The nearest train station, Penshurst railway station, is located in the village of Chiddingstone Causeway. It is on the line between Tonbridge and Redhill.

There is a primary school, Chiddingstone Church of England School.

There are several nature reserves in the area including:
- Sevenoaks Reserve and Jeffery Harrison Visitor Centre (Operated by Kent Wildlife Trust)
- Visitors Centre and Reserve (Operated by Kent Wildlife Trust)
- Chiddingstone Reserve (Operated by Kent Wildlife Trust)

There is a village shop and accompanying cafe called The Tulip Tree, popular with cyclists at the weekend.

===Film location===
The village was used as a setting in the 1985 Merchant Ivory film A Room with a View, in the scene where Lucy and Cecil take a walk after their engagement party.
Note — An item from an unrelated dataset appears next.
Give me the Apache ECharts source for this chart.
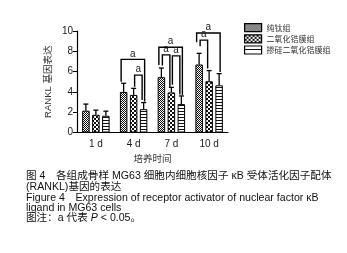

The High Street is seen from the end nearest to the Castle Inn.

Michael Winner used Chiddingstone in his production of The Wicked Lady.
Terry Jones and the Monty Python team filmed here for Wind in the Willows - Mr Toad's Wild Ride.
Elizabeth R, starring Glenda Jackson was largely made here, as was Gerald Scarfe's Life of Hogarth.

==Notable people==
- Edmund Meade-Waldo (1855–1934), ornithologist and conservationist, died in Chiddingstone.